#### DATA SHOWN:
****************************************

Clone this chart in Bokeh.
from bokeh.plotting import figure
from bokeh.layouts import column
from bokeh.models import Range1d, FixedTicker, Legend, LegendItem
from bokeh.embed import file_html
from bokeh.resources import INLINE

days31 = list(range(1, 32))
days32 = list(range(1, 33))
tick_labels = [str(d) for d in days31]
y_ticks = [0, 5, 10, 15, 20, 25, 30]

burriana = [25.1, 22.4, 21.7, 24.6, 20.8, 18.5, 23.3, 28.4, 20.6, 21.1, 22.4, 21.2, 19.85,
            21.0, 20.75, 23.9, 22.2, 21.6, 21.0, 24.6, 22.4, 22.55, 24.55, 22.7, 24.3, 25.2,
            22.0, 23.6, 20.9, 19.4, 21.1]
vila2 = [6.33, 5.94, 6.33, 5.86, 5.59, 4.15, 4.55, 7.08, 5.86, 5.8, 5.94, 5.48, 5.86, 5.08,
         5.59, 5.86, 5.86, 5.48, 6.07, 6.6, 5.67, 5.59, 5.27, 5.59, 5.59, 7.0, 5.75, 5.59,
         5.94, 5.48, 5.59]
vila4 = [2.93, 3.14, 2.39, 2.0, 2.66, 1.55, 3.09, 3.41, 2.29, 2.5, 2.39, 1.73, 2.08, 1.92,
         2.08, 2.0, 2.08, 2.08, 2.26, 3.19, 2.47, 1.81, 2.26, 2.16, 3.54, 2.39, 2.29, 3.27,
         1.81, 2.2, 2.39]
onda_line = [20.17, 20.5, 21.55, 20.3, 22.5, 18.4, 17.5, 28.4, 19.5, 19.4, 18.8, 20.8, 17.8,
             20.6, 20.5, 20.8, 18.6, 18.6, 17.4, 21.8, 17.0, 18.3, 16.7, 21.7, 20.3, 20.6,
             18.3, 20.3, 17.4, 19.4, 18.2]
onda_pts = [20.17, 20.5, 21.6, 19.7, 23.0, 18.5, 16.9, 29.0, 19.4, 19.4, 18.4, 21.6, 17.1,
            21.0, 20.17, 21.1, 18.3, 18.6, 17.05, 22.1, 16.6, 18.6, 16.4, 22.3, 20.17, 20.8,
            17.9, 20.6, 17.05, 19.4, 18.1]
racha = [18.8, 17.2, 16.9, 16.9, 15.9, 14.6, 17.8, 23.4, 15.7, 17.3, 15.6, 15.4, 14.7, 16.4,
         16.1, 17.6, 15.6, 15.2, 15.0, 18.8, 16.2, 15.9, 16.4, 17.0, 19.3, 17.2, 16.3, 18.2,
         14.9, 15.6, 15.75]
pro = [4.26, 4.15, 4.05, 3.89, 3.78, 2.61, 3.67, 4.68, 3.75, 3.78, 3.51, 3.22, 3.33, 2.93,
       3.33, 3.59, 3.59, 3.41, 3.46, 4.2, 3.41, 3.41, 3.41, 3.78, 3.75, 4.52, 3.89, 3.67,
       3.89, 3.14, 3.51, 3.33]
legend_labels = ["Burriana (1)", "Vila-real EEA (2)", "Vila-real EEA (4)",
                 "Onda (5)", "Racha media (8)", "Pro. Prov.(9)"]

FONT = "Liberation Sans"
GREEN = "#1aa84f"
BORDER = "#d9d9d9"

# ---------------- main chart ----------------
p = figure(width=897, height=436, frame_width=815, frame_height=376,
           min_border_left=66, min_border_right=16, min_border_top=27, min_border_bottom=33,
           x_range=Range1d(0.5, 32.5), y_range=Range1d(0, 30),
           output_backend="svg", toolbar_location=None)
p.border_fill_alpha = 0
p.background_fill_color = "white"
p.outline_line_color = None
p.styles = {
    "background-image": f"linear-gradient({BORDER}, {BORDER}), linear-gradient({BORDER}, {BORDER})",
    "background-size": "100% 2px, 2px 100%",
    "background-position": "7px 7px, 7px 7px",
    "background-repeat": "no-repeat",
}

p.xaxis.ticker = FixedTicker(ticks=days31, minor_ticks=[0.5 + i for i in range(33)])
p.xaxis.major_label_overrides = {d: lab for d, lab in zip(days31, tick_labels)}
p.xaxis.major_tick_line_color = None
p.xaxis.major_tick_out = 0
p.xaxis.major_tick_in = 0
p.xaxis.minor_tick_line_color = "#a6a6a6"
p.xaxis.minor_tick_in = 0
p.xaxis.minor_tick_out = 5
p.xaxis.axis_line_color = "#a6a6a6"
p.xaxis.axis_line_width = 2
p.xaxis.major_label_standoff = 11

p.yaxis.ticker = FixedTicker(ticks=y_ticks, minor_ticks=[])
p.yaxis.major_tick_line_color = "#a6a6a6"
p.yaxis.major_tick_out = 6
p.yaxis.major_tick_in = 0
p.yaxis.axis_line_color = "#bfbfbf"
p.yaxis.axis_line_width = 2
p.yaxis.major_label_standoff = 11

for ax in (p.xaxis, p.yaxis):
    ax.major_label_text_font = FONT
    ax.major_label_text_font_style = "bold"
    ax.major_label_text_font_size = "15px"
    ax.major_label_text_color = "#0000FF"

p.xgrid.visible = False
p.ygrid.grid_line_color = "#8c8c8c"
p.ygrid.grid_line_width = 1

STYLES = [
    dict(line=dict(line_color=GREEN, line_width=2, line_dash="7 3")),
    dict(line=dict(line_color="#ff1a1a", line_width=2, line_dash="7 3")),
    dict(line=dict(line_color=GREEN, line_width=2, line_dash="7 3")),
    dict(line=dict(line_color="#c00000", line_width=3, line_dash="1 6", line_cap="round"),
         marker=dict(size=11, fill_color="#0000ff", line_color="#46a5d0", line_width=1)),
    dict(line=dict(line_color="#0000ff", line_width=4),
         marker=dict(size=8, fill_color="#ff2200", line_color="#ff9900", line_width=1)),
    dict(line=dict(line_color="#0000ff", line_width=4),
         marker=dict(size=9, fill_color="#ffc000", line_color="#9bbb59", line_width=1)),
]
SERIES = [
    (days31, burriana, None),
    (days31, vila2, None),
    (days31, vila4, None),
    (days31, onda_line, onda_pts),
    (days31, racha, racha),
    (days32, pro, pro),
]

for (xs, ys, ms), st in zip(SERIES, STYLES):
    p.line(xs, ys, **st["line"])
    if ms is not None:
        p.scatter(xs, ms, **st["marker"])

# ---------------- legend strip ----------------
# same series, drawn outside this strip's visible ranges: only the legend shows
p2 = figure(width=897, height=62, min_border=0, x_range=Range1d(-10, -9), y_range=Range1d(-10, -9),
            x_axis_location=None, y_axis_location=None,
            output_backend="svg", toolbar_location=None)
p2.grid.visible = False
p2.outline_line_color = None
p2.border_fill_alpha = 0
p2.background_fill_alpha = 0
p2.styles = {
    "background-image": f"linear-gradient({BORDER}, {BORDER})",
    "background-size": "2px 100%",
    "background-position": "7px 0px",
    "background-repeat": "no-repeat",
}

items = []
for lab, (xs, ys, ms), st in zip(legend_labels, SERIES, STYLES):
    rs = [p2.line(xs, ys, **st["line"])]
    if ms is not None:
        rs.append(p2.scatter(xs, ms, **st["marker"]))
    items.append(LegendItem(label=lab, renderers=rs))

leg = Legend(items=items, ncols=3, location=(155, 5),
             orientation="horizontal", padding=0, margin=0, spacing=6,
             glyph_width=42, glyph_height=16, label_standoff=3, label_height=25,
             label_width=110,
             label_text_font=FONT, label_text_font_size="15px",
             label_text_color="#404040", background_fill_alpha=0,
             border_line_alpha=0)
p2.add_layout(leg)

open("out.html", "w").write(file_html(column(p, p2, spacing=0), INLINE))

****************************************

#### WHAT YOU HAVE TO DO:
Extract the first line above and each line after it up to and including the one with "y_ticks = [0, 5, 10, 15, 20, 25, 30]", please, exactly and with nothing else.

#### RESULT OF THIS TASK:
Clone this chart in Bokeh.
from bokeh.plotting import figure
from bokeh.layouts import column
from bokeh.models import Range1d, FixedTicker, Legend, LegendItem
from bokeh.embed import file_html
from bokeh.resources import INLINE

days31 = list(range(1, 32))
days32 = list(range(1, 33))
tick_labels = [str(d) for d in days31]
y_ticks = [0, 5, 10, 15, 20, 25, 30]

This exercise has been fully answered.